Appendix: details of the model
All equations described in the Materials and methods section are numerized according to the finite difference method, with a timestep of 1 ms. Their evaluation occurs asynchronously: cells are randomly evaluated and their new activity is immediately used in the rest of the computations, in order to emphasize the competition between neuronal representations (Rougier and Vitay, 2006).

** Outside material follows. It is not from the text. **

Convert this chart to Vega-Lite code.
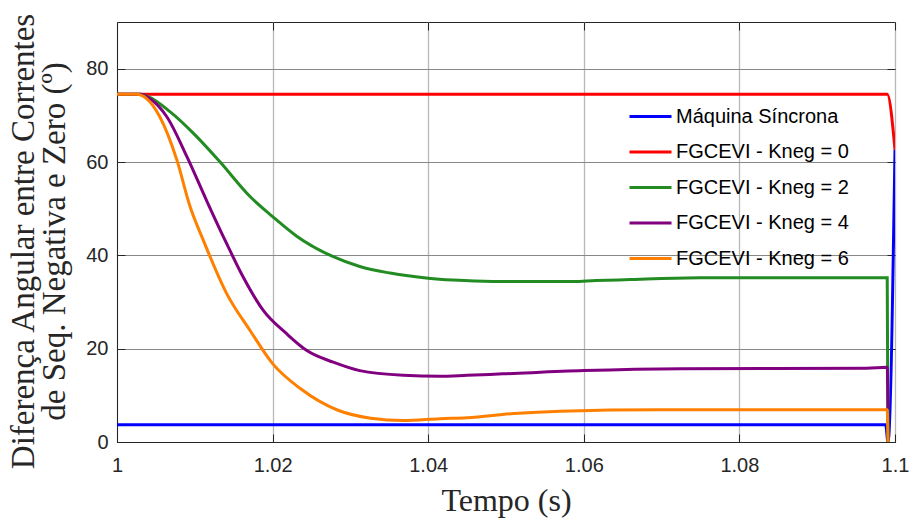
{
  "$schema": "https://vega.github.io/schema/vega-lite/v6.json",
  "autosize": "none",
  "width": 778,
  "height": 420,
  "padding": {"left": 117, "top": 22, "right": 17, "bottom": 76},
  "background": "white",
  "config": {
    "view": {"stroke": "#262626", "strokeWidth": 1},
    "axis": {
      "labelFont": "Liberation Sans",
      "labelFontSize": 20,
      "labelColor": "#262626",
      "labelFlush": false,
      "titleFont": "Liberation Serif",
      "titleFontSize": 32,
      "titleFontWeight": "normal",
      "titleColor": "#262626",
      "domainColor": "#262626",
      "tickColor": "#262626",
      "tickSize": -8,
      "tickWidth": 1
    }
  },
  "data": {
    "values": [
      {"t": 1.0, "v": 3.7, "s": "Máquina Síncrona"},
      {"t": 1.0988, "v": 3.7, "s": "Máquina Síncrona"},
      {"t": 1.0991, "v": 0, "s": "Máquina Síncrona"},
      {"t": 1.1, "v": 62.6, "s": "Máquina Síncrona"},

      {"t": 1.0, "v": 74.5, "s": "FGCEVI - Kneg = 0"},
      {"t": 1.099, "v": 74.5, "s": "FGCEVI - Kneg = 0"},
      {"t": 1.1, "v": 62.6, "s": "FGCEVI - Kneg = 0"},

      {"t": 1.0, "v": 74.5, "s": "FGCEVI - Kneg = 2"},
      {"t": 1.003, "v": 74.5, "s": "FGCEVI - Kneg = 2"},
      {"t": 1.004, "v": 74.0, "s": "FGCEVI - Kneg = 2"},
      {"t": 1.0068, "v": 70.8, "s": "FGCEVI - Kneg = 2"},
      {"t": 1.0098, "v": 66.2, "s": "FGCEVI - Kneg = 2"},
      {"t": 1.0132, "v": 60.1, "s": "FGCEVI - Kneg = 2"},
      {"t": 1.0171, "v": 52.6, "s": "FGCEVI - Kneg = 2"},
      {"t": 1.02, "v": 48.3, "s": "FGCEVI - Kneg = 2"},
      {"t": 1.0231, "v": 44.1, "s": "FGCEVI - Kneg = 2"},
      {"t": 1.0278, "v": 39.7, "s": "FGCEVI - Kneg = 2"},
      {"t": 1.0312, "v": 37.6, "s": "FGCEVI - Kneg = 2"},
      {"t": 1.0351, "v": 36.2, "s": "FGCEVI - Kneg = 2"},
      {"t": 1.04, "v": 35.1, "s": "FGCEVI - Kneg = 2"},
      {"t": 1.0432, "v": 34.7, "s": "FGCEVI - Kneg = 2"},
      {"t": 1.0483, "v": 34.4, "s": "FGCEVI - Kneg = 2"},
      {"t": 1.0586, "v": 34.4, "s": "FGCEVI - Kneg = 2"},
      {"t": 1.0615, "v": 34.6, "s": "FGCEVI - Kneg = 2"},
      {"t": 1.066, "v": 34.8, "s": "FGCEVI - Kneg = 2"},
      {"t": 1.075, "v": 35.2, "s": "FGCEVI - Kneg = 2"},
      {"t": 1.099, "v": 35.2, "s": "FGCEVI - Kneg = 2"},
      {"t": 1.0991, "v": 0, "s": "FGCEVI - Kneg = 2"},

      {"t": 1.0, "v": 74.5, "s": "FGCEVI - Kneg = 4"},
      {"t": 1.003, "v": 74.5, "s": "FGCEVI - Kneg = 4"},
      {"t": 1.0042, "v": 73.6, "s": "FGCEVI - Kneg = 4"},
      {"t": 1.0064, "v": 69.7, "s": "FGCEVI - Kneg = 4"},
      {"t": 1.009, "v": 61.1, "s": "FGCEVI - Kneg = 4"},
      {"t": 1.0115, "v": 51.8, "s": "FGCEVI - Kneg = 4"},
      {"t": 1.0141, "v": 42.5, "s": "FGCEVI - Kneg = 4"},
      {"t": 1.0162, "v": 35.4, "s": "FGCEVI - Kneg = 4"},
      {"t": 1.0188, "v": 28.2, "s": "FGCEVI - Kneg = 4"},
      {"t": 1.0218, "v": 23.2, "s": "FGCEVI - Kneg = 4"},
      {"t": 1.0244, "v": 19.6, "s": "FGCEVI - Kneg = 4"},
      {"t": 1.0278, "v": 17.1, "s": "FGCEVI - Kneg = 4"},
      {"t": 1.0312, "v": 15.3, "s": "FGCEVI - Kneg = 4"},
      {"t": 1.0368, "v": 14.3, "s": "FGCEVI - Kneg = 4"},
      {"t": 1.0415, "v": 14.1, "s": "FGCEVI - Kneg = 4"},
      {"t": 1.045, "v": 14.3, "s": "FGCEVI - Kneg = 4"},
      {"t": 1.0496, "v": 14.6, "s": "FGCEVI - Kneg = 4"},
      {"t": 1.06, "v": 15.3, "s": "FGCEVI - Kneg = 4"},
      {"t": 1.0725, "v": 15.7, "s": "FGCEVI - Kneg = 4"},
      {"t": 1.0964, "v": 15.8, "s": "FGCEVI - Kneg = 4"},
      {"t": 1.099, "v": 16.0, "s": "FGCEVI - Kneg = 4"},
      {"t": 1.0991, "v": 7.0, "s": "FGCEVI - Kneg = 4"},

      {"t": 1.0, "v": 74.5, "s": "FGCEVI - Kneg = 6"},
      {"t": 1.0025, "v": 74.5, "s": "FGCEVI - Kneg = 6"},
      {"t": 1.0038, "v": 73.6, "s": "FGCEVI - Kneg = 6"},
      {"t": 1.0055, "v": 69.7, "s": "FGCEVI - Kneg = 6"},
      {"t": 1.0077, "v": 60.4, "s": "FGCEVI - Kneg = 6"},
      {"t": 1.0094, "v": 50.4, "s": "FGCEVI - Kneg = 6"},
      {"t": 1.0111, "v": 43.2, "s": "FGCEVI - Kneg = 6"},
      {"t": 1.0141, "v": 31.8, "s": "FGCEVI - Kneg = 6"},
      {"t": 1.0171, "v": 23.9, "s": "FGCEVI - Kneg = 6"},
      {"t": 1.02, "v": 16.8, "s": "FGCEVI - Kneg = 6"},
      {"t": 1.0236, "v": 11.4, "s": "FGCEVI - Kneg = 6"},
      {"t": 1.0284, "v": 6.8, "s": "FGCEVI - Kneg = 6"},
      {"t": 1.0326, "v": 5.1, "s": "FGCEVI - Kneg = 6"},
      {"t": 1.0368, "v": 4.6, "s": "FGCEVI - Kneg = 6"},
      {"t": 1.0415, "v": 5.0, "s": "FGCEVI - Kneg = 6"},
      {"t": 1.045, "v": 5.2, "s": "FGCEVI - Kneg = 6"},
      {"t": 1.051, "v": 6.1, "s": "FGCEVI - Kneg = 6"},
      {"t": 1.057, "v": 6.6, "s": "FGCEVI - Kneg = 6"},
      {"t": 1.0698, "v": 6.9, "s": "FGCEVI - Kneg = 6"},
      {"t": 1.099, "v": 6.9, "s": "FGCEVI - Kneg = 6"},
      {"t": 1.0991, "v": 0, "s": "FGCEVI - Kneg = 6"}
    ]
  },
  "layer": [
    {
      "mark": {"type": "line", "strokeWidth": 3, "clip": true, "interpolate": "monotone"},
      "encoding": {
        "x": {
          "field": "t",
          "type": "quantitative",
          "scale": {"domain": [1, 1.1], "nice": false, "zero": false},
          "axis": {
            "values": [1, 1.02, 1.04, 1.06, 1.08, 1.1],
            "format": ".2~f",
            "title": "Tempo (s)",
            "labelPadding": 21,
            "titlePadding": 10,
            "gridColor": "#b8b8b8",
            "gridWidth": 1.3
          }
        },
        "y": {
          "field": "v",
          "type": "quantitative",
          "scale": {"domain": [0, 90], "nice": false},
          "axis": {
            "values": [0, 20, 40, 60, 80],
            "title": ["Diferença Angular entre Correntes", "de Seq. Negativa e Zero (º)"],
            "titleFontSize": 33,
            "titleLineHeight": 31,
            "titleY": 219,
            "labelPadding": 17,
            "titlePadding": 14,
            "gridColor": "#888888",
            "gridWidth": 1
          }
        },
        "color": {
          "field": "s",
          "type": "nominal",
          "sort": null,
          "scale": {
            "domain": ["Máquina Síncrona", "FGCEVI - Kneg = 0", "FGCEVI - Kneg = 2", "FGCEVI - Kneg = 4", "FGCEVI - Kneg = 6"],
            "range": ["#0000ff", "#ff0000", "#228b22", "#800080", "#ff8000"]
          },
          "legend": {
            "title": null,
            "orient": "none",
            "legendX": 511,
            "legendY": 72,
            "padding": 0,
            "symbolType": "stroke",
            "symbolSize": 1764,
            "symbolStrokeWidth": 3,
            "rowPadding": 2.5,
            "labelOffset": 3,
            "labelFont": "Liberation Sans",
            "labelFontSize": 20,
            "labelColor": "#000000",
            "labelLimit": 300
          }
        }
      }
    },
    {
      "mark": {"type": "line", "opacity": 0, "clip": true},
      "encoding": {
        "x": {
          "field": "t",
          "type": "quantitative",
          "axis": {
            "orient": "top",
            "values": [1, 1.02, 1.04, 1.06, 1.08, 1.1],
            "labels": false,
            "title": null,
            "grid": false,
            "domain": false
          }
        },
        "y": {
          "field": "v",
          "type": "quantitative",
          "axis": {
            "orient": "right",
            "values": [0, 20, 40, 60, 80],
            "labels": false,
            "title": null,
            "grid": false,
            "domain": false
          }
        },
        "detail": {"field": "s"}
      }
    }
  ],
  "resolve": {"axis": {"x": "independent", "y": "independent"}}
}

The model is composed of 20 \times 20 excitatory cells and 10 \times 10 inhibitory cells. Excitatory and inhibitory cells are reciprocally connected through gaussian connectivity kernels. We thus defined a distance between cells: let the excitatory cell E_i have coordinates (x_i, y_i) \in [0..20]^2 on the map and the inhibitory cell I_j have coordinates (x_j, y_j) \in [0..10]^2. The distance d_{EI}(i, j) between the two cells is therefore given by:
d_{EI}(i, j) = \sqrt{(x_i - 2\times x_j)^2 + (y_i - 2\times y_j)^2}
Similarly, the distance d_{II}(i, j) between two inhibitory cells I_i with coordinates (x_i, y_i) \in [0..10]^2 and I_j with coordinates (x_j, y_j) \in [0..10]^2 is given by:
d_{II}(i, j) = \sqrt{(x_i - x_j)^2 + (y_i - y_j)^2}
We then define the gaussian connectivity kernels by:
W^{IE}(i, j) = -0.12 \times \exp{ \left(- (\frac{d_{EI}(i, j)}{2.5})^2 \right)}
W^{EI}(i, j) = 0.3 \times \exp{ \left( - (\frac{d_{EI}(i, j)}{2})^2 \right)}
The connections between two inhibitory cells are given by:
W^{II}(i, j) = \begin{cases} 0.02 \times \exp{ \left(- (\frac{d_{II}(i, j)}{5})^2 \right)} & \text{if } i \neq j \\ 0 & else. \end{cases}
The parameters of Equation 2.1 are the same for each inhibitory cell: \tau_I = 10 ms, K^{EI} = 1.2 and \eta^I_i (t) is a random value uniformly distributed between -0.1 and 0.1. The parameters of Equation 2.2 are: \tau_E = 20 ms, K^{EE} = 3.0, K^{IE} = 3.0, K^{T} = 1.0 and \eta^E_i (t) a random value uniformly distributed between -0.5 and 0.5. Cortical weights W^C are randomly chosen in the range [0.8, 1.2]. The sigmoidal functions \sigma^{lat}(x), \sigma^{EE}(x), \sigma^{GABA}(x), \sigma^{T}(x) all have the same shape:
\sigma(x) = \frac{1}{1+\exp{(-l \cdot (x-c))}} - \frac{1}{1+\exp{(l \cdot c)}}
with l and c being: for \sigma^{lat}(x) c = 0.3, l = 20; for \sigma^{EE}(x) c = 0.3, l = 20; for \sigma^{GABA}(x) c = 0.5, l = 10; for \sigma^{T}(x) c = 0.5, l = 10. The transfer function f(x) is defined as follows:
f(x)= \begin{cases} 0 & \text{if $x < 0$} \\ x & \text{if $0 \leq x \leq 1$} \\ \frac{0.5}{1+\exp{(- 10.0 \cdot (x-1) )}} +0.75 & \text{if $x > 1$} \end{cases}
The parameters of Equation 2.3, Equation 2.5 and Equation 2.6 are: \tau_W = 50000 ms, \tau_\alpha = 50000 ms, K_\alpha = 100, \tau_H = 100 ms, K_H = 200, E_{max} = 1.0.